31 marzo 2011 |
Discusso avanti alla Corte di giustizia il primo rinvio pregiudiziale sulla direttiva rimpatri
Brevi note sull'udienza svoltasi a Lussemburgo il 30 marzo 2011
Mercoledì 30 marzo 2011 si è svolta avanti alla Corte di giustizia dell'Unione europea a Lussemburgo l'udienza nel procedimento (causa C-61/11 PPU, El Dridi Hassen) introdotto con ordinanza di rinvio pregiudiziale della Corte d'appello di Trento, avente ad oggetto la compatibilità dell'incriminazione di cui all'art. 14 co. 5 ter t.u. immigrazione con la direttiva comunitaria 2008/115/CE (c.d. direttiva rimpatri) e a suo tempo pubblicato in questa Rivista.

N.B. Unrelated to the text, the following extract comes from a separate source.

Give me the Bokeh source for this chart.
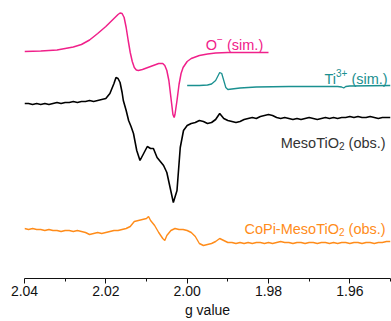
from bokeh.plotting import figure
from bokeh.models import Range1d, FixedTicker, PrintfTickFormatter, Label
from bokeh.embed import file_html
from bokeh.resources import INLINE

# ---------------- data (g value vs. EPR intensity, arbitrary units with offsets) -------------
g_ticks = [2.04, 2.02, 2.00, 1.98, 1.96]
g_minor = [2.03, 2.01, 1.99, 1.97, 1.95]

# O- simulation (magenta)
g_o = [2.040, 2.036, 2.032, 2.030, 2.028, 2.026, 2.024, 2.022, 2.020, 2.019, 2.018, 2.017,
       2.0165, 2.016, 2.0155, 2.015, 2.0145, 2.014, 2.0135, 2.013, 2.0125, 2.012, 2.011, 2.010,
       2.009, 2.008, 2.007, 2.006, 2.0055, 2.005, 2.0045, 2.004, 2.0035, 2.0032, 2.003, 2.0025,
       2.002, 2.0015, 2.001, 2.000, 1.999, 1.997, 1.995, 1.993, 1.990, 1.985, 1.980]
i_o = [227, 227.5, 228.5, 230, 231.5, 234, 238.5, 245, 252, 256, 260, 264,
       265.5, 265, 261, 251, 238, 226, 217, 211, 208.5, 208, 209, 210.5,
       212, 213.5, 215, 215, 213, 208, 198, 181, 164, 161, 164, 178,
       194, 205, 211, 217, 220, 223, 224.5, 225.5, 226, 226, 226]

# Ti3+ simulation (teal)
g_ti = [2.000, 1.997, 1.995, 1.994, 1.993, 1.9925, 1.992, 1.9915, 1.991, 1.9905, 1.990,
        1.989, 1.987, 1.983, 1.975, 1.963, 1.962, 1.9615, 1.961, 1.960, 1.950]
i_ti = [193, 193, 193.5, 194.5, 198, 202, 206, 205, 198, 191, 189,
        189.5, 190.5, 191.5, 192, 192, 191.5, 190.5, 192, 192.5, 193]

# MesoTiO2 observed (black)
g_meso = [2.040, 2.039, 2.038, 2.037, 2.036, 2.035, 2.034, 2.033, 2.032, 2.031, 2.030,
          2.029, 2.028, 2.027, 2.026, 2.025, 2.024, 2.023, 2.022, 2.021,
          2.020, 2.019, 2.018, 2.0175, 2.017, 2.0165, 2.016, 2.0157, 2.015, 2.0144, 2.0138,
          2.0132, 2.0124, 2.0116, 2.0107, 2.0098, 2.0090, 2.0083, 2.0074, 2.0066, 2.0058,
          2.0050, 2.0042, 2.0034, 2.0025, 2.0017, 2.0009, 2.000,
          1.999, 1.998, 1.997, 1.996, 1.995, 1.994, 1.993, 1.992, 1.991, 1.990,
          1.989, 1.988, 1.987, 1.986, 1.985, 1.984, 1.983, 1.982, 1.981, 1.980,
          1.979, 1.978, 1.977, 1.976, 1.975, 1.974, 1.973, 1.972, 1.971, 1.970,
          1.969, 1.968, 1.967, 1.966, 1.965, 1.964, 1.963, 1.962, 1.961, 1.960,
          1.959, 1.958, 1.957, 1.956, 1.955, 1.954, 1.953, 1.952, 1.951, 1.950]
i_meso = [175, 175, 174, 175, 174, 175, 174, 175, 176, 175, 176,
          176, 177, 176, 177, 177, 178, 177, 178, 179,
          180, 185, 195, 201, 200, 196, 186, 178, 168, 158, 152,
          145, 128, 118, 125, 132, 130, 130, 121, 117, 113,
          106, 91, 76, 88, 131, 148, 153,
          155, 156, 158, 157, 155, 156, 159, 165, 160, 158,
          157, 156, 157, 159, 160, 161, 160, 162, 163, 164,
          163, 161, 160, 161, 160, 159, 160, 159, 160, 161,
          160, 159, 160, 161, 160, 161, 160, 161, 161, 162,
          161, 162, 161, 161, 162, 161, 160, 161, 161, 161]

# CoPi-MesoTiO2 observed (orange)
g_copi = [2.040, 2.039, 2.038, 2.037, 2.036, 2.035, 2.034, 2.033, 2.032, 2.031, 2.030,
          2.029, 2.028, 2.027, 2.026, 2.025, 2.024, 2.023, 2.022, 2.021,
          2.020, 2.019, 2.018, 2.017, 2.016, 2.015, 2.014, 2.013, 2.012, 2.011, 2.010,
          2.0095, 2.009, 2.008, 2.007, 2.006, 2.0055, 2.005, 2.004, 2.003, 2.002, 2.001, 2.000,
          1.999, 1.998, 1.997, 1.996, 1.995, 1.994, 1.993, 1.992, 1.991, 1.990,
          1.989, 1.988, 1.987, 1.986, 1.985, 1.984, 1.983, 1.982, 1.981, 1.980,
          1.979, 1.978, 1.977, 1.976, 1.975, 1.974, 1.973, 1.972, 1.971, 1.970,
          1.969, 1.968, 1.967, 1.966, 1.965, 1.964, 1.963, 1.962, 1.961, 1.960,
          1.959, 1.958, 1.957, 1.956, 1.955, 1.954, 1.953, 1.952, 1.951, 1.950]
i_copi = [50, 49, 50, 49, 49, 48, 49, 48, 48, 47, 48,
          48, 47, 48, 47, 46, 44, 45, 46, 45,
          46, 47, 48, 48, 49, 50, 52, 57, 58, 59, 60,
          62, 58, 53, 46, 40, 38, 43, 48, 50, 49, 49, 48,
          46, 42, 35, 33, 34, 35, 37, 40, 38, 36,
          36, 35, 36, 35, 36, 35, 36, 36, 35, 36,
          35, 36, 37, 36, 36, 35, 36, 36, 35, 36,
          36, 35, 36, 36, 35, 36, 35, 36, 36, 35,
          36, 36, 35, 36, 36, 35, 36, 36, 37, 37]

# trace labels: (main text, script text, script kind, tail text)
label_main = ["O", "Ti", "MesoTiO", "CoPi-MesoTiO"]
label_script = ["\u2212", "3+", "2", "2"]
label_kind = ["sup", "sup", "sub", "sub"]
label_tail = ["(sim.)", "(sim.)", "(obs.)", "(obs.)"]
label_g = [1.9813, 1.9507, 1.9512, 1.9512]   # right edge of each label
label_i = [234, 200, 136, 50]                # baseline of each label

c_o = "#F0208A"
c_ti = "#1A9090"
c_meso = "#000000"
c_copi = "#FF8C1A"
label_colors = [c_o, c_ti, "#333333", c_copi]

FONT = "Liberation Sans"
MAIN_PX = 14.5
SCRIPT_PX = 10
# Arial / Liberation Sans advance widths (1/1000 em) used to chain label pieces
ADV = {"M": 833, "e": 556, "s": 500, "o": 556, "T": 611, "i": 222, "O": 778, " ": 278,
       "(": 333, ")": 333, "b": 556, ".": 278, "m": 833, "C": 722, "P": 667, "-": 333,
       "2": 556, "3": 556, "+": 584, "\u2212": 584}


def text_w(s, px):
    return sum(ADV.get(ch, 556) for ch in s) * px / 1000.0


p = figure(width=391, height=321, output_backend="svg", toolbar_location=None,
           x_range=Range1d(2.04, 1.95), y_range=Range1d(0, 270),
           y_axis_location=None, min_border_left=24, min_border_right=1,
           min_border_top=8, min_border_bottom=43)
p.outline_line_color = None
p.xgrid.visible = False
p.ygrid.visible = False
p.background_fill_color = "white"
p.border_fill_color = "white"

p.line(g_o, i_o, line_color=c_o, line_width=1.5)
p.line(g_ti, i_ti, line_color=c_ti, line_width=1.3)
p.line(g_meso, i_meso, line_color=c_meso, line_width=1.6)
p.line(g_copi, i_copi, line_color=c_copi, line_width=1.4)

for main, scr, kind, tail, gx, iy, col in zip(label_main, label_script, label_kind, label_tail,
                                               label_g, label_i, label_colors):
    common = dict(x=gx, y=iy, text_align="right", text_baseline="alphabetic",
                  text_color=col, text_font=FONT)
    off = 0.0
    p.add_layout(Label(text=tail, x_offset=-off, text_font_size=f"{MAIN_PX}px", **common))
    off += text_w(tail, MAIN_PX) + text_w(" ", MAIN_PX)
    dy = 6 if kind == "sup" else -3
    p.add_layout(Label(text=scr, x_offset=-off, y_offset=dy, text_font_size=f"{SCRIPT_PX}px", **common))
    off += text_w(scr, SCRIPT_PX)
    p.add_layout(Label(text=main, x_offset=-off, text_font_size=f"{MAIN_PX}px", **common))

ax = p.xaxis[0]
ax.ticker = FixedTicker(ticks=g_ticks, minor_ticks=g_minor)
ax.formatter = PrintfTickFormatter(format="%.2f")
ax.axis_label = "g value"
ax.axis_label_text_font = FONT
ax.axis_label_text_font_style = "normal"
ax.axis_label_text_font_size = "14px"
ax.axis_label_text_color = "#111111"
ax.axis_label_standoff = 3
ax.major_label_text_font = FONT
ax.major_label_text_font_size = "14px"
ax.major_label_text_color = "#111111"
ax.major_label_standoff = 2
ax.major_tick_out = 5
ax.major_tick_in = 0
ax.minor_tick_out = 3
ax.minor_tick_in = 0
ax.axis_line_color = "#111111"
ax.major_tick_line_color = "#111111"
ax.minor_tick_line_color = "#111111"

open("out.html", "w").write(file_html(p, INLINE))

Dal momento che nel procedimento penale a quo l'imputato è attualmente sottoposto a misura custodiale, la Corte ha accolto la richiesta del giudice rimettente di attivare la procedura urgente prevista dall'art. 104 ter del regolamento della Corte, che contempla scansioni processuali semplificate rispetto alla procedura ordinaria. In particolare, la procedura urgente non prevede che l'Avvocato generale depositi le proprie conclusioni scritte prima dell'udienza, come normalmente accade, ma semplicemente che comunichi alla Corte un proprio parere riservato in esito all'udienza.
La causa - che costituisce la prima occasione per la Corte di confrontarsi con la spinosa questione, sottopostale anche da vari altri rinvii pregiudiziali provenienti da giudici italiani di merito (cfr. in particolare le ordinanze del Tribunale di Milano e del Tribunale di Rovereto pubblicate in questa Rivista) e di legittimità (cfr. l'ordinanza della I sez. penale 8 marzo 2011, ric. Ngagne, parimenti pubblicata nella Rivista) - è stata assegnata ad una sezione di cinque giudici.
Il difensore della parte privata, prof. Luca Masera, ha sostenuto la tesi dell'incompatibilità degli articoli 15 e 16 della direttiva con l'incriminazione dell'inottemperanza all'ordine di allontanamento del questore.
Il Governo italiano, rappresentato in udienza dall'Avvocato dello Stato D'Ascia, ha sostenuto la tesi opposta, argomentando nel senso che la direttiva non vieterebbe in alcun modo allo Stato membro di prevedere sanzioni penali a presidio dell'ordine di allontanamento.
La Commissione europea, rappresentata dal dott. Luca Prete, ha invece sostenuto la tesi della radicale incompatibilità della vigente normativa italiana con le norme della direttiva - e segnatamente con i suoi articoli 15 e 16 -, evidenziando come la disciplina penale italiana da un lato frustri l'effetto utile della direttiva di tutela della libertà personale dello straniero, e dall'altro finisca per ostacolare la stessa effettività del sistema di rimpatri, che dovrebbe piuttosto essere finalizzato all'immediato accompagnamento coattivo alla frontiera dello straniero non cooperante anziché alla sua incarcerazione.
La Corte si è riservata di decidere. La sentenza è attesa nell'arco di qualche settimana.